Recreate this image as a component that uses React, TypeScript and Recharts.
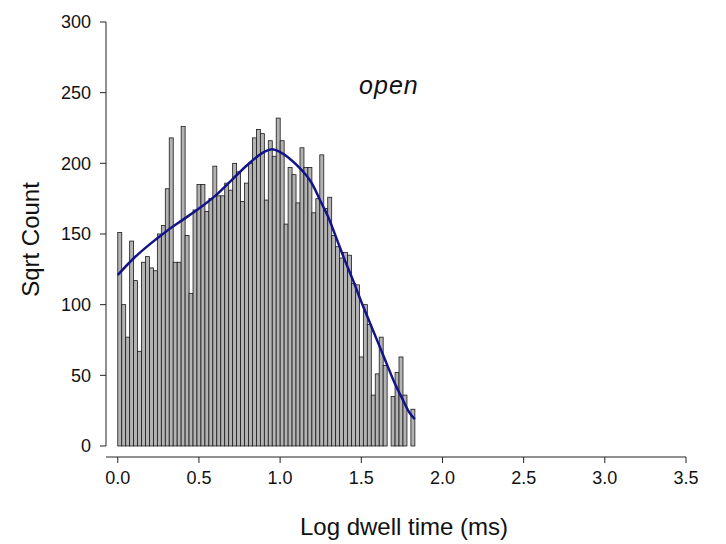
import {
  Bar,
  ComposedChart,
  Line,
  ReferenceDot,
  ReferenceLine,
  XAxis,
  YAxis,
} from "recharts";

// histogram of log dwell times, bins of 0.0244 starting at 0
const BIN_WIDTH = 0.0244;
const SQRT_COUNTS: (number | null)[] = [
  151, 100, 77, 145, 117, 67, 130, 134, 126, 124,
  150, 156, 182, 218, 130, 130, 226, 149, 108, 167,
  185, 185, 166, 175, 198, 177, 177, 186, 181, 200,
  194, 173, 186, 200, 218, 224, 221, 174, 216, 205,
  232, 216, 157, 197, 192, 172, 211, 197, 197, 165,
  175, 206, 168, 176, 149, 141, 133, 137, 135, 115,
  114, 63, 100, 86, 36, 51, 77, 57, null, 35,
  52, 63, 36, null, 26,
];

// fitted density curve
const FIT_X = [0, 0.1, 0.2, 0.3, 0.4, 0.5, 0.6, 0.7, 0.8, 0.9, 0.95, 1.0, 1.1, 1.2, 1.25, 1.3, 1.35, 1.4, 1.45, 1.5, 1.55, 1.6, 1.65, 1.7, 1.75, 1.8, 1.83];
const FIT_Y = [121, 133, 143, 152, 160, 168, 177, 188, 199, 208, 210, 208, 199, 185, 173, 161, 146, 131, 117, 102, 88, 74, 60, 46, 34, 23, 19];

const X_TICKS = [0, 0.5, 1.0, 1.5, 2.0, 2.5, 3.0, 3.5];
const Y_TICKS = [0, 50, 100, 150, 200, 250, 300];

const X_MIN = -0.0725;
const BAR_PX = 3.97;
const FONT = "'Liberation Sans', Arial, sans-serif";

const bars = SQRT_COUNTS.map((v, i) => ({ x: (i + 0.5) * BIN_WIDTH, count: v }));
const fit = FIT_X.map((x, i) => ({ x, fit: FIT_Y[i] }));

// draw each bin at full width around the centre the library computes
function BinShape(props: any) {
  const { x, y, width, height } = props;
  if (height == null || height <= 0) return null;
  const cx = x + width / 2;
  return (
    <rect
      x={cx - BAR_PX / 2}
      y={y}
      width={BAR_PX}
      height={height}
      fill="#b3b3b3"
      stroke="#1a1a1a"
      strokeWidth={0.8}
    />
  );
}

export default function App() {
  return (
    <div style={{ position: "absolute", left: 0, top: 0, width: 726, height: 544, background: "#fff" }}>
      <ComposedChart
        width={726}
        height={544}
        data={bars}
        margin={{ top: 22, right: 40, bottom: 0, left: 0 }}
        style={{ fontFamily: FONT }}
      >
        <XAxis
          type="number"
          dataKey="x"
          domain={[X_MIN, 3.5]}
          ticks={X_TICKS}
          allowDataOverflow
          tickFormatter={(v: number) => v.toFixed(1)}
          height={87}
          tickSize={6}
          tickMargin={8}
          stroke="#222"
          tick={{ fill: "#111", fontSize: 18 }}
          label={{ value: "Log dwell time (ms)", position: "insideBottom", offset: 9, dx: 8, fill: "#111", fontSize: 24 }}
        />
        <YAxis
          type="number"
          domain={[-7.8, 300]}
          ticks={Y_TICKS}
          allowDataOverflow
          axisLine={false}
          width={106}
          tickSize={6}
          tickMargin={9}
          stroke="#222"
          tick={{ fill: "#111", fontSize: 18 }}
          label={{ value: "Sqrt Count", angle: -90, position: "insideLeft", offset: 30, fill: "#111", fontSize: 24, style: { textAnchor: "middle" } }}
        />
        <ReferenceLine
          segment={[{ x: X_MIN, y: 0 }, { x: X_MIN, y: 300 }]}
          stroke="#222"
          strokeWidth={1}
        />
        <Bar
          dataKey="count"
          barSize={4}
          shape={BinShape}
          isAnimationActive={false}
        />
        <Line
          data={fit}
          dataKey="fit"
          type="monotone"
          stroke="#14148a"
          strokeWidth={2.5}
          dot={false}
          isAnimationActive={false}
        />
        <ReferenceDot
          x={1.67}
          y={255}
          r={0}
          fill="none"
          stroke="none"
          label={{ value: "open", position: "center", fill: "#111", fontSize: 25, fontStyle: "italic", letterSpacing: 1 }}
        />
      </ComposedChart>
    </div>
  );
}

Exercise directions:
Set down all the data again exactly as above, pictures excluded.

The completed task:
Recreate this image as a component that uses React, TypeScript and Recharts.
import {
  Bar,
  ComposedChart,
  Line,
  ReferenceDot,
  ReferenceLine,
  XAxis,
  YAxis,
} from "recharts";

// histogram of log dwell times, bins of 0.0244 starting at 0
const BIN_WIDTH = 0.0244;
const SQRT_COUNTS: (number | null)[] = [
  151, 100, 77, 145, 117, 67, 130, 134, 126, 124,
  150, 156, 182, 218, 130, 130, 226, 149, 108, 167,
  185, 185, 166, 175, 198, 177, 177, 186, 181, 200,
  194, 173, 186, 200, 218, 224, 221, 174, 216, 205,
  232, 216, 157, 197, 192, 172, 211, 197, 197, 165,
  175, 206, 168, 176, 149, 141, 133, 137, 135, 115,
  114, 63, 100, 86, 36, 51, 77, 57, null, 35,
  52, 63, 36, null, 26,
];

// fitted density curve
const FIT_X = [0, 0.1, 0.2, 0.3, 0.4, 0.5, 0.6, 0.7, 0.8, 0.9, 0.95, 1.0, 1.1, 1.2, 1.25, 1.3, 1.35, 1.4, 1.45, 1.5, 1.55, 1.6, 1.65, 1.7, 1.75, 1.8, 1.83];
const FIT_Y = [121, 133, 143, 152, 160, 168, 177, 188, 199, 208, 210, 208, 199, 185, 173, 161, 146, 131, 117, 102, 88, 74, 60, 46, 34, 23, 19];

const X_TICKS = [0, 0.5, 1.0, 1.5, 2.0, 2.5, 3.0, 3.5];
const Y_TICKS = [0, 50, 100, 150, 200, 250, 300];

const X_MIN = -0.0725;
const BAR_PX = 3.97;
const FONT = "'Liberation Sans', Arial, sans-serif";

const bars = SQRT_COUNTS.map((v, i) => ({ x: (i + 0.5) * BIN_WIDTH, count: v }));
const fit = FIT_X.map((x, i) => ({ x, fit: FIT_Y[i] }));

// draw each bin at full width around the centre the library computes
function BinShape(props: any) {
  const { x, y, width, height } = props;
  if (height == null || height <= 0) return null;
  const cx = x + width / 2;
  return (
    <rect
      x={cx - BAR_PX / 2}
      y={y}
      width={BAR_PX}
      height={height}
      fill="#b3b3b3"
      stroke="#1a1a1a"
      strokeWidth={0.8}
    />
  );
}

export default function App() {
  return (
    <div style={{ position: "absolute", left: 0, top: 0, width: 726, height: 544, background: "#fff" }}>
      <ComposedChart
        width={726}
        height={544}
        data={bars}
        margin={{ top: 22, right: 40, bottom: 0, left: 0 }}
        style={{ fontFamily: FONT }}
      >
        <XAxis
          type="number"
          dataKey="x"
          domain={[X_MIN, 3.5]}
          ticks={X_TICKS}
          allowDataOverflow
          tickFormatter={(v: number) => v.toFixed(1)}
          height={87}
          tickSize={6}
          tickMargin={8}
          stroke="#222"
          tick={{ fill: "#111", fontSize: 18 }}
          label={{ value: "Log dwell time (ms)", position: "insideBottom", offset: 9, dx: 8, fill: "#111", fontSize: 24 }}
        />
        <YAxis
          type="number"
          domain={[-7.8, 300]}
          ticks={Y_TICKS}
          allowDataOverflow
          axisLine={false}
          width={106}
          tickSize={6}
          tickMargin={9}
          stroke="#222"
          tick={{ fill: "#111", fontSize: 18 }}
          label={{ value: "Sqrt Count", angle: -90, position: "insideLeft", offset: 30, fill: "#111", fontSize: 24, style: { textAnchor: "middle" } }}
        />
        <ReferenceLine
          segment={[{ x: X_MIN, y: 0 }, { x: X_MIN, y: 300 }]}
          stroke="#222"
          strokeWidth={1}
        />
        <Bar
          dataKey="count"
          barSize={4}
          shape={BinShape}
          isAnimationActive={false}
        />
        <Line
          data={fit}
          dataKey="fit"
          type="monotone"
          stroke="#14148a"
          strokeWidth={2.5}
          dot={false}
          isAnimationActive={false}
        />
        <ReferenceDot
          x={1.67}
          y={255}
          r={0}
          fill="none"
          stroke="none"
          label={{ value: "open", position: "center", fill: "#111", fontSize: 25, fontStyle: "italic", letterSpacing: 1 }}
        />
      </ComposedChart>
    </div>
  );
}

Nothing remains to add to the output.